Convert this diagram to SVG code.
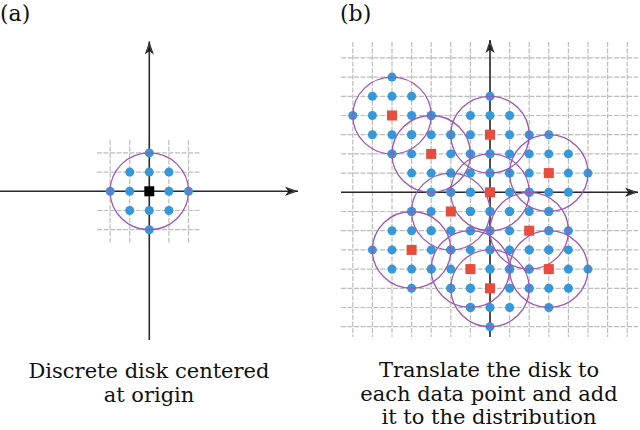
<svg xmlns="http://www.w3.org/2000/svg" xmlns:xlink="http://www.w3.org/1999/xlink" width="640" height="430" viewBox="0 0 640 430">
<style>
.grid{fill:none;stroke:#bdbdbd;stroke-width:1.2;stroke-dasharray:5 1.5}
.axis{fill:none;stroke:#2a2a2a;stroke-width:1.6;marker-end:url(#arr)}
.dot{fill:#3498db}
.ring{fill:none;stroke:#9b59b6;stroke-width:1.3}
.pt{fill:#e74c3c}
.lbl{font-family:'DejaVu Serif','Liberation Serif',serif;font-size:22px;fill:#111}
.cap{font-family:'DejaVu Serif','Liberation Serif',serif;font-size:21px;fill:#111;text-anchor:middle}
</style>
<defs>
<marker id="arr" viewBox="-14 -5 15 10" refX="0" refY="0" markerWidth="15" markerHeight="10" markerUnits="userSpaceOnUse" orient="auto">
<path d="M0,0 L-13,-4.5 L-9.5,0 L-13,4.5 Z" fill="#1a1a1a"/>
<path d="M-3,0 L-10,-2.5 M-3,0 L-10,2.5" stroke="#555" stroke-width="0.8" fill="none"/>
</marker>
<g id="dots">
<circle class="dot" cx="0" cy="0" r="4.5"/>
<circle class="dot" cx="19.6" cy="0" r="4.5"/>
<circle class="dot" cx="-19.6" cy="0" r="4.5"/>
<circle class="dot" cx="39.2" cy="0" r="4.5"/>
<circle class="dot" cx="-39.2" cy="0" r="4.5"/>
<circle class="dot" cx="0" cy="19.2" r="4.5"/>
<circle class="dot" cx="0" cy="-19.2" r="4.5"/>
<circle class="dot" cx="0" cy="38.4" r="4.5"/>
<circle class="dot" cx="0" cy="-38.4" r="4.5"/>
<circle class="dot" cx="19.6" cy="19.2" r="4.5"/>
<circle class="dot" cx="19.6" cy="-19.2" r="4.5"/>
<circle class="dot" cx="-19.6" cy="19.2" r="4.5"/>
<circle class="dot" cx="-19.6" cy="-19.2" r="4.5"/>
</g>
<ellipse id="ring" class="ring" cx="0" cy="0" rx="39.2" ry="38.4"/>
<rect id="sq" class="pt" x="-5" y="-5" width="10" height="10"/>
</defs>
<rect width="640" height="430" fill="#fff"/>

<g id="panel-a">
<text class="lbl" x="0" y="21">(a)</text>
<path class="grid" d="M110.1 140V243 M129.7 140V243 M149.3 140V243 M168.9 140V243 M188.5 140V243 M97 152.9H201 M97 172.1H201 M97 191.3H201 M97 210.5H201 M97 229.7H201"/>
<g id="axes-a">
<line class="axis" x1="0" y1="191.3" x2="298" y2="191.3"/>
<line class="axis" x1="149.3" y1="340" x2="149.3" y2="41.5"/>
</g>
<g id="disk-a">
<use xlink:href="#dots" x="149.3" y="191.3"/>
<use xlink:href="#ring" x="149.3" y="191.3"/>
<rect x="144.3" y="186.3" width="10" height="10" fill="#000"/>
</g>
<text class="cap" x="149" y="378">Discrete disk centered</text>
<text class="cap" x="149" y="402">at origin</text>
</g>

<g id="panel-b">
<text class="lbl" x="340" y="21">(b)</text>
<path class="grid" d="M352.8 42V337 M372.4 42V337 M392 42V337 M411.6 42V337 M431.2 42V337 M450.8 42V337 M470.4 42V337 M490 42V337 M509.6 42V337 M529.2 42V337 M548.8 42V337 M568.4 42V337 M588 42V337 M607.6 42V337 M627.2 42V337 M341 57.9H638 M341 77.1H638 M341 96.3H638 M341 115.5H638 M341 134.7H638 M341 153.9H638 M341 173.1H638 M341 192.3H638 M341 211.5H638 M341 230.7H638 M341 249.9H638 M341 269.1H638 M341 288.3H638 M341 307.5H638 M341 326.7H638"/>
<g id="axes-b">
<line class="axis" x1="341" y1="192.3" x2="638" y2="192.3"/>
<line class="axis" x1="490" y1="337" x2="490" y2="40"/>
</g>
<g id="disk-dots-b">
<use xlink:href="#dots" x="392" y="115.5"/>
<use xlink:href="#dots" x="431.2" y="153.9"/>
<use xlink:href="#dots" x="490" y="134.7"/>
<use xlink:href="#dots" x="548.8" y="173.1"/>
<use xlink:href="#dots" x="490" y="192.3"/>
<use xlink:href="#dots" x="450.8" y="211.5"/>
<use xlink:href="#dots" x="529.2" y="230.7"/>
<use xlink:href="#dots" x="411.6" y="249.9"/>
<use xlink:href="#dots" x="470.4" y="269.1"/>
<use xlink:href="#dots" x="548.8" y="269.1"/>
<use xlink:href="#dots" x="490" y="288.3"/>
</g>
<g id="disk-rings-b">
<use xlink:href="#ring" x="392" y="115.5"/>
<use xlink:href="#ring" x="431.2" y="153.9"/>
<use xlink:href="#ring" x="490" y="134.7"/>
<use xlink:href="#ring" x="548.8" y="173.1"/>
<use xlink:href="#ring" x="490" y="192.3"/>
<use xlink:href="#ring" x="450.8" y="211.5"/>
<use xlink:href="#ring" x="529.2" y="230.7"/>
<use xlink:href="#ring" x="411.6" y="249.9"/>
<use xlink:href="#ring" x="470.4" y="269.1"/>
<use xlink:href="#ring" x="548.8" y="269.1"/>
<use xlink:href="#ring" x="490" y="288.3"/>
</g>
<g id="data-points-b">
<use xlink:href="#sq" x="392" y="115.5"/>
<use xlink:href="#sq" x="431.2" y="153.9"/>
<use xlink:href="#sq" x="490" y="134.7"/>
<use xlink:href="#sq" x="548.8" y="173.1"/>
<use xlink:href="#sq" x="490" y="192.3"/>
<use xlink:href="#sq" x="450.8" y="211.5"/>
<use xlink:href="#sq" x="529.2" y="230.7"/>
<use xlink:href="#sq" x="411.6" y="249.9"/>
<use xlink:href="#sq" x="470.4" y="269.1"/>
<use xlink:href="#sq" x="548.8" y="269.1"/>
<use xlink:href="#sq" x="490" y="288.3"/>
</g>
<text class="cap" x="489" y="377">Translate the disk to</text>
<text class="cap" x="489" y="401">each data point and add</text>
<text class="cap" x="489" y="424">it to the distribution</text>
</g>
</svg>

The exercise ▸ Reproduce the data verbatim. Do not carry any picture into the copy.

Reply to the task ▸
Convert this diagram to SVG code.
<svg xmlns="http://www.w3.org/2000/svg" xmlns:xlink="http://www.w3.org/1999/xlink" width="640" height="430" viewBox="0 0 640 430">
<style>
.grid{fill:none;stroke:#bdbdbd;stroke-width:1.2;stroke-dasharray:5 1.5}
.axis{fill:none;stroke:#2a2a2a;stroke-width:1.6;marker-end:url(#arr)}
.dot{fill:#3498db}
.ring{fill:none;stroke:#9b59b6;stroke-width:1.3}
.pt{fill:#e74c3c}
.lbl{font-family:'DejaVu Serif','Liberation Serif',serif;font-size:22px;fill:#111}
.cap{font-family:'DejaVu Serif','Liberation Serif',serif;font-size:21px;fill:#111;text-anchor:middle}
</style>
<defs>
<marker id="arr" viewBox="-14 -5 15 10" refX="0" refY="0" markerWidth="15" markerHeight="10" markerUnits="userSpaceOnUse" orient="auto">
<path d="M0,0 L-13,-4.5 L-9.5,0 L-13,4.5 Z" fill="#1a1a1a"/>
<path d="M-3,0 L-10,-2.5 M-3,0 L-10,2.5" stroke="#555" stroke-width="0.8" fill="none"/>
</marker>
<g id="dots">
<circle class="dot" cx="0" cy="0" r="4.5"/>
<circle class="dot" cx="19.6" cy="0" r="4.5"/>
<circle class="dot" cx="-19.6" cy="0" r="4.5"/>
<circle class="dot" cx="39.2" cy="0" r="4.5"/>
<circle class="dot" cx="-39.2" cy="0" r="4.5"/>
<circle class="dot" cx="0" cy="19.2" r="4.5"/>
<circle class="dot" cx="0" cy="-19.2" r="4.5"/>
<circle class="dot" cx="0" cy="38.4" r="4.5"/>
<circle class="dot" cx="0" cy="-38.4" r="4.5"/>
<circle class="dot" cx="19.6" cy="19.2" r="4.5"/>
<circle class="dot" cx="19.6" cy="-19.2" r="4.5"/>
<circle class="dot" cx="-19.6" cy="19.2" r="4.5"/>
<circle class="dot" cx="-19.6" cy="-19.2" r="4.5"/>
</g>
<ellipse id="ring" class="ring" cx="0" cy="0" rx="39.2" ry="38.4"/>
<rect id="sq" class="pt" x="-5" y="-5" width="10" height="10"/>
</defs>
<rect width="640" height="430" fill="#fff"/>

<g id="panel-a">
<text class="lbl" x="0" y="21">(a)</text>
<path class="grid" d="M110.1 140V243 M129.7 140V243 M149.3 140V243 M168.9 140V243 M188.5 140V243 M97 152.9H201 M97 172.1H201 M97 191.3H201 M97 210.5H201 M97 229.7H201"/>
<g id="axes-a">
<line class="axis" x1="0" y1="191.3" x2="298" y2="191.3"/>
<line class="axis" x1="149.3" y1="340" x2="149.3" y2="41.5"/>
</g>
<g id="disk-a">
<use xlink:href="#dots" x="149.3" y="191.3"/>
<use xlink:href="#ring" x="149.3" y="191.3"/>
<rect x="144.3" y="186.3" width="10" height="10" fill="#000"/>
</g>
<text class="cap" x="149" y="378">Discrete disk centered</text>
<text class="cap" x="149" y="402">at origin</text>
</g>

<g id="panel-b">
<text class="lbl" x="340" y="21">(b)</text>
<path class="grid" d="M352.8 42V337 M372.4 42V337 M392 42V337 M411.6 42V337 M431.2 42V337 M450.8 42V337 M470.4 42V337 M490 42V337 M509.6 42V337 M529.2 42V337 M548.8 42V337 M568.4 42V337 M588 42V337 M607.6 42V337 M627.2 42V337 M341 57.9H638 M341 77.1H638 M341 96.3H638 M341 115.5H638 M341 134.7H638 M341 153.9H638 M341 173.1H638 M341 192.3H638 M341 211.5H638 M341 230.7H638 M341 249.9H638 M341 269.1H638 M341 288.3H638 M341 307.5H638 M341 326.7H638"/>
<g id="axes-b">
<line class="axis" x1="341" y1="192.3" x2="638" y2="192.3"/>
<line class="axis" x1="490" y1="337" x2="490" y2="40"/>
</g>
<g id="disk-dots-b">
<use xlink:href="#dots" x="392" y="115.5"/>
<use xlink:href="#dots" x="431.2" y="153.9"/>
<use xlink:href="#dots" x="490" y="134.7"/>
<use xlink:href="#dots" x="548.8" y="173.1"/>
<use xlink:href="#dots" x="490" y="192.3"/>
<use xlink:href="#dots" x="450.8" y="211.5"/>
<use xlink:href="#dots" x="529.2" y="230.7"/>
<use xlink:href="#dots" x="411.6" y="249.9"/>
<use xlink:href="#dots" x="470.4" y="269.1"/>
<use xlink:href="#dots" x="548.8" y="269.1"/>
<use xlink:href="#dots" x="490" y="288.3"/>
</g>
<g id="disk-rings-b">
<use xlink:href="#ring" x="392" y="115.5"/>
<use xlink:href="#ring" x="431.2" y="153.9"/>
<use xlink:href="#ring" x="490" y="134.7"/>
<use xlink:href="#ring" x="548.8" y="173.1"/>
<use xlink:href="#ring" x="490" y="192.3"/>
<use xlink:href="#ring" x="450.8" y="211.5"/>
<use xlink:href="#ring" x="529.2" y="230.7"/>
<use xlink:href="#ring" x="411.6" y="249.9"/>
<use xlink:href="#ring" x="470.4" y="269.1"/>
<use xlink:href="#ring" x="548.8" y="269.1"/>
<use xlink:href="#ring" x="490" y="288.3"/>
</g>
<g id="data-points-b">
<use xlink:href="#sq" x="392" y="115.5"/>
<use xlink:href="#sq" x="431.2" y="153.9"/>
<use xlink:href="#sq" x="490" y="134.7"/>
<use xlink:href="#sq" x="548.8" y="173.1"/>
<use xlink:href="#sq" x="490" y="192.3"/>
<use xlink:href="#sq" x="450.8" y="211.5"/>
<use xlink:href="#sq" x="529.2" y="230.7"/>
<use xlink:href="#sq" x="411.6" y="249.9"/>
<use xlink:href="#sq" x="470.4" y="269.1"/>
<use xlink:href="#sq" x="548.8" y="269.1"/>
<use xlink:href="#sq" x="490" y="288.3"/>
</g>
<text class="cap" x="489" y="377">Translate the disk to</text>
<text class="cap" x="489" y="401">each data point and add</text>
<text class="cap" x="489" y="424">it to the distribution</text>
</g>
</svg>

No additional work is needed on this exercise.